Software Integration: The Next Generation
Transforming Banks for a Digital Future: The Winners, The Losers, and the Strategies to Beat the Odds
One CIO sees early successes in business continuity and staffing, thanks to cloud computing.
Software integration is a familiar challenge for CIOs, but these days it comes in a new flavor: making your installed systems work with those running somewhere else.
As companies begin the long journey toward cloud computing, many will find themselves managing across the firewall, with key applications running both on- and off- site.
Douglas Menefee is CIO of The Schumacher Group, a privately held emergency medical practice management firm based in Lafayette, La. More than half of the company's business processes are handled in a software-as-a-service environment, with the rest managed on-site. Menefee has found the transition to this mixed model relatively painless, and says it allows him to focus more on strategy, while also contributing to a sharp reduction in worker turnover.
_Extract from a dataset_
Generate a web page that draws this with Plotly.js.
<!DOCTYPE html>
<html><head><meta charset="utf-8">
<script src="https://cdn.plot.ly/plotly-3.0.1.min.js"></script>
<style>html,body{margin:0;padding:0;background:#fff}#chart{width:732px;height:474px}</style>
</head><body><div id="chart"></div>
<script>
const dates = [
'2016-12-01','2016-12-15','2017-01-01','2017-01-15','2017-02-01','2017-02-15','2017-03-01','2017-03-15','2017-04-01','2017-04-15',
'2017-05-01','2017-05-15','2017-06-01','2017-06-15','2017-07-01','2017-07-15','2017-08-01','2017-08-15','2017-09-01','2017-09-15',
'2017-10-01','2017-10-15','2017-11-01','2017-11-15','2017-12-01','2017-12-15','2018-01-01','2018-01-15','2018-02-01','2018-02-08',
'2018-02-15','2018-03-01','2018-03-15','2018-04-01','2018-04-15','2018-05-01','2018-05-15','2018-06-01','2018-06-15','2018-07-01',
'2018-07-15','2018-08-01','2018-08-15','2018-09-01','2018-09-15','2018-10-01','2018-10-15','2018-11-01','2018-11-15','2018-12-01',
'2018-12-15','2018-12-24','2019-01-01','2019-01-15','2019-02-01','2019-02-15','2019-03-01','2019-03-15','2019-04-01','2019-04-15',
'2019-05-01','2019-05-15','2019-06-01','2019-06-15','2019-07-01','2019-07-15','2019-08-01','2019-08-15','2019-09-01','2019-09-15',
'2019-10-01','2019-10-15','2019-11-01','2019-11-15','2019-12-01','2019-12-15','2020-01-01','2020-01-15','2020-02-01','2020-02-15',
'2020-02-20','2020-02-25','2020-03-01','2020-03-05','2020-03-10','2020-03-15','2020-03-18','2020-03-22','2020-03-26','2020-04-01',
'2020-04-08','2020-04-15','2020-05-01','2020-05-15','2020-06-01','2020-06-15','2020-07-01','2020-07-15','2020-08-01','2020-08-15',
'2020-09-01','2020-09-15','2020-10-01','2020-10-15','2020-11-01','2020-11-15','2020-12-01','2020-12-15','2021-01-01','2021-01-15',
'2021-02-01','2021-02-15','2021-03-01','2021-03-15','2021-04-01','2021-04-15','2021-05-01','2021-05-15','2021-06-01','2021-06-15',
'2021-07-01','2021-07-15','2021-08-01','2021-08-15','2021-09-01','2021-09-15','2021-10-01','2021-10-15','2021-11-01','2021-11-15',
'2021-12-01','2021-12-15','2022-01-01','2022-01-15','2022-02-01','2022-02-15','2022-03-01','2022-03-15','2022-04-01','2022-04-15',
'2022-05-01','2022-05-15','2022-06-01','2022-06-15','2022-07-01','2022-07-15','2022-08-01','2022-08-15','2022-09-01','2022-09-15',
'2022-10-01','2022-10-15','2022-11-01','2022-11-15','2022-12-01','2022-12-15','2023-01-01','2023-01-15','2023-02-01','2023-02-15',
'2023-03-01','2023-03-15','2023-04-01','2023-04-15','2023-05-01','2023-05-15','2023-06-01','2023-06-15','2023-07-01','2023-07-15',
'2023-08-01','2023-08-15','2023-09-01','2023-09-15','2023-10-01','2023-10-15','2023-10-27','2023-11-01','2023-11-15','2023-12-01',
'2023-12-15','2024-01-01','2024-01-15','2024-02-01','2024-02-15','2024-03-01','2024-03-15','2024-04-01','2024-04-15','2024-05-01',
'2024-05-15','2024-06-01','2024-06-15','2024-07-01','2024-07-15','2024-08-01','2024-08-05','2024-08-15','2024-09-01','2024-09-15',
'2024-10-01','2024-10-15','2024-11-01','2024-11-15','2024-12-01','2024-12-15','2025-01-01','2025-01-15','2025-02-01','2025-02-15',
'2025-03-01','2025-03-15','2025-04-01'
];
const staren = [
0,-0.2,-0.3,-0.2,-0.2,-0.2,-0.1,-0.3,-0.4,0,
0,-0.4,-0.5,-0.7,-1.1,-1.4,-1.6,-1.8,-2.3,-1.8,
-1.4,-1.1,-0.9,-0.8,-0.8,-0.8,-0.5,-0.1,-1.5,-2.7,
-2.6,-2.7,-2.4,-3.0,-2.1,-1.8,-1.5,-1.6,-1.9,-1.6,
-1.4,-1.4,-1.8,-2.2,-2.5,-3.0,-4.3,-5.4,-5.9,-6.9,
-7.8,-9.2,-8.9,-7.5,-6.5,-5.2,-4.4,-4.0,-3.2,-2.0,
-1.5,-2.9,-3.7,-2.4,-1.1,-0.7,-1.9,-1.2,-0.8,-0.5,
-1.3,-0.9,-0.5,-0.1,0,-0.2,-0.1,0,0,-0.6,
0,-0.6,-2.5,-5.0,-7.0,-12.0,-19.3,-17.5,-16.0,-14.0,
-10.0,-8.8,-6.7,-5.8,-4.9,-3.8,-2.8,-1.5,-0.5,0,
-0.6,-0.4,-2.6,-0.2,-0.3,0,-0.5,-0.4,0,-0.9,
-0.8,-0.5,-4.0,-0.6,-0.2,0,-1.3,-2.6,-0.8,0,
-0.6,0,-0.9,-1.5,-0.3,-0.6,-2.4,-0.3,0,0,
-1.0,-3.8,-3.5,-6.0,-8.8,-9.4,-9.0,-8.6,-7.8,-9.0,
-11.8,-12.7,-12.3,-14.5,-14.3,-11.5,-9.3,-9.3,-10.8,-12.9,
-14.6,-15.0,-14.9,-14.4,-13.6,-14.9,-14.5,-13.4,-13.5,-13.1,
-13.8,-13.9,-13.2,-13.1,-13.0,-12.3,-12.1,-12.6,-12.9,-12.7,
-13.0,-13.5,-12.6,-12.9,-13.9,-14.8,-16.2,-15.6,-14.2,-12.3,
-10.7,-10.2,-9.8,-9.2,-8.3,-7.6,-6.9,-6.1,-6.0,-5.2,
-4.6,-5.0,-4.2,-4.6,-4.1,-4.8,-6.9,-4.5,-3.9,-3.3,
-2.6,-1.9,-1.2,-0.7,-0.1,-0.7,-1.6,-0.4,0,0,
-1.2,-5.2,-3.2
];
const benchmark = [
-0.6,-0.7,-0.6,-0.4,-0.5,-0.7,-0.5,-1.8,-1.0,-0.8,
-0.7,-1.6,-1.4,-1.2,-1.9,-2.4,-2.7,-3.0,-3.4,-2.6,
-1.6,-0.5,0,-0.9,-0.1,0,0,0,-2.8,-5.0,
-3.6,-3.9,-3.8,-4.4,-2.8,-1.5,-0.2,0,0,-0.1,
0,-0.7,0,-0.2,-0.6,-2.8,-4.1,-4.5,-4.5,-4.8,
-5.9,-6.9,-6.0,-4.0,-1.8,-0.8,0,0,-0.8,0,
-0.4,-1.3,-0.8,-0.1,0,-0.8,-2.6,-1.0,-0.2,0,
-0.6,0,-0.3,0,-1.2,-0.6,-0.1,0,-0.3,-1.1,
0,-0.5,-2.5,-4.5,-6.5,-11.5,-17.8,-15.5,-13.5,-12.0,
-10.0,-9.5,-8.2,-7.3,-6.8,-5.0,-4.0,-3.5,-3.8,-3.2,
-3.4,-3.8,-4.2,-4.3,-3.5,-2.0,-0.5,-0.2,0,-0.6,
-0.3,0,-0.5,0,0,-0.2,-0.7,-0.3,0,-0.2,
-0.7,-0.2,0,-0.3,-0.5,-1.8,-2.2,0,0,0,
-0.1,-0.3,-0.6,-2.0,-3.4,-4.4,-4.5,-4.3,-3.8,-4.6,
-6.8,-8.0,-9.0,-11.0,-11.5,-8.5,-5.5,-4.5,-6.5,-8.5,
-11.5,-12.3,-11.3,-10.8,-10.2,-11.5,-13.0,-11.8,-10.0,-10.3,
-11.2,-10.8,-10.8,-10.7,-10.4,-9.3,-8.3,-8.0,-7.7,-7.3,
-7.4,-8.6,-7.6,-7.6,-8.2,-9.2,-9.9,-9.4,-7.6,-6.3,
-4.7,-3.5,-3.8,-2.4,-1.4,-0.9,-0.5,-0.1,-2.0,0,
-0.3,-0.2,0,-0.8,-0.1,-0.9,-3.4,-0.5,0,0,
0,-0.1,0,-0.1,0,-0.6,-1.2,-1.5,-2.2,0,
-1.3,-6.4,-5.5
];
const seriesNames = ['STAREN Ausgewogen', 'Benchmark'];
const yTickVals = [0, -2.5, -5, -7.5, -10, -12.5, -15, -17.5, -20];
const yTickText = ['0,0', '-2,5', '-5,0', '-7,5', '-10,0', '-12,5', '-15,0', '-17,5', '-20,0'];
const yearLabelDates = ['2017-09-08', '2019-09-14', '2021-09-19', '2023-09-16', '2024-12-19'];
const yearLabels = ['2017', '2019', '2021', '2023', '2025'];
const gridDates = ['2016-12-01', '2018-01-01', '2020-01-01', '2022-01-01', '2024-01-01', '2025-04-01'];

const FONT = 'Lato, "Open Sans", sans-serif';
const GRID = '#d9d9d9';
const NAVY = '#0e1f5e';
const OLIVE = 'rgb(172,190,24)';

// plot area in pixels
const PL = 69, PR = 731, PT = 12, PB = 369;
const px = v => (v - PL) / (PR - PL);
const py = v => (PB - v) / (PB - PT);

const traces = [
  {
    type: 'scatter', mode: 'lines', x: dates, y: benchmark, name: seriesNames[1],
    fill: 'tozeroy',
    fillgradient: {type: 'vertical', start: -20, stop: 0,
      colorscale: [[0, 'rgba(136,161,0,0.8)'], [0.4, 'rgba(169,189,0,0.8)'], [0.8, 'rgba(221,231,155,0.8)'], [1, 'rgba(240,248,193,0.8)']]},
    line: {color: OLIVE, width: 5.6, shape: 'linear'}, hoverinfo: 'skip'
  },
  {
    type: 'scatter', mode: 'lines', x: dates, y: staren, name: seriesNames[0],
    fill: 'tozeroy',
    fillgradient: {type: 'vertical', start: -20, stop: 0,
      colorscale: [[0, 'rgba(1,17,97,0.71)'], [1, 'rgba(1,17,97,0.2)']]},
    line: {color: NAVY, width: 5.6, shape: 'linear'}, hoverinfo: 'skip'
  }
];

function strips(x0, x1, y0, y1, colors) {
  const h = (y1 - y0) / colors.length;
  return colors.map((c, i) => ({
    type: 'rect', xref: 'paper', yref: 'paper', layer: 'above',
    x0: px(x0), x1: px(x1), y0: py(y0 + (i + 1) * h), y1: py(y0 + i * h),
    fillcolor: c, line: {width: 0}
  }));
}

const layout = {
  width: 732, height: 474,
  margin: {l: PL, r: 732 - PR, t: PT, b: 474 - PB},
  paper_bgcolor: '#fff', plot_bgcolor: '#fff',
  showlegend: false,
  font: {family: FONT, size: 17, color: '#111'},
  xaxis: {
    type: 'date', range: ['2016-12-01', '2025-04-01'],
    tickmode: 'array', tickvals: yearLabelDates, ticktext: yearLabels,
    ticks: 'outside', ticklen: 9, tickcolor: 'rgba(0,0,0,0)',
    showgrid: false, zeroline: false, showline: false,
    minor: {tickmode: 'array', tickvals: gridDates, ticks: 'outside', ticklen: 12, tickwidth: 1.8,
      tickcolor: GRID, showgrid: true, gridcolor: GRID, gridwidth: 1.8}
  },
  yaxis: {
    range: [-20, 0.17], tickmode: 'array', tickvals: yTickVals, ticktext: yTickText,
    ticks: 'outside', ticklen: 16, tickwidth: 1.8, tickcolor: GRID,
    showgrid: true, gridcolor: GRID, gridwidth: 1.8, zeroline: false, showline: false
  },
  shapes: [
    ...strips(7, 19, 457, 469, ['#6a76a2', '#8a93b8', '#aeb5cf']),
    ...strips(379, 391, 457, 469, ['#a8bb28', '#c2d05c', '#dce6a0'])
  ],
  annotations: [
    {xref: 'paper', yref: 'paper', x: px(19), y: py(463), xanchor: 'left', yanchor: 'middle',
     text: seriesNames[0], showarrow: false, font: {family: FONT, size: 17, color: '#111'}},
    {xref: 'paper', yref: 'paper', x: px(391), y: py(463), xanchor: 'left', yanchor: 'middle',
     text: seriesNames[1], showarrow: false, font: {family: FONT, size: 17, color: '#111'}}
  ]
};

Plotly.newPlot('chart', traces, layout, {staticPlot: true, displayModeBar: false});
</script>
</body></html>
"We wanted to refocus our people to become innovators, to leverage software rather than supporting it," he says. "My role now is more at the strategic level. It's less about what I control and more about what business problem I'm trying to solve."
IT staff turnover, meanwhile, has gone from 87 percent three years ago to zero last year. "I'd be ecstatic to have it all run somewhere else," he says.
That won't happen overnight. Schumacher manages patient data, so it needs systems that are compliant with the Health Insurance Portability and Accountability Act (HIPAA). For the time being, that means sticking with software from GE that is managed on-premises.
But Menefee is open to migrating that data to a service provider major vendors like Google begin to meet federal standards for patient records. Their expertise in security, he says, should outstrip anything he's able to muster in a 40-person IT shop.
(His logic echoes one of Nick Carr's predictions on the future of cloud computing: "As big companies like Google, Salesforce.com and SAP move into this arena, they will invest a lot of time, money and technological expertise to make sure companies can be confident that data will be safe and secure and isn't going to leak through to other companies' hands. It's going to take time. It comes down to a matter of building trust between supplier and buyer.")
Menefee approached software services as a business-continuity issue after arriving at the company three years ago, in the wake of hurricanes Katrina and Rita. "I was interested in redundancy," he says. Menefee switched from a homegrown CRM application to Salesforce.com to manage the 2,500 independent contractors Schumacher uses to staff hospitals in several states. Scheduling and accounts payable for this large group also are delivered as services, but systems for the company's 700 full-time employees are still run on-site.
Getting it all to work together takes some planning. Menefee selects services on the strength of their APIs, to make sure he has access to all the data he needs--and some specialized tools, including an appliance from Cast Iron Systems that helps applications communicate through the firewall.
Menefee says the transition has been easier at a midsize company than it might be at a very large one, but he attributes that more to culture than to technology. "People are harder than technology," he says. "You have to lead people, not just manage them."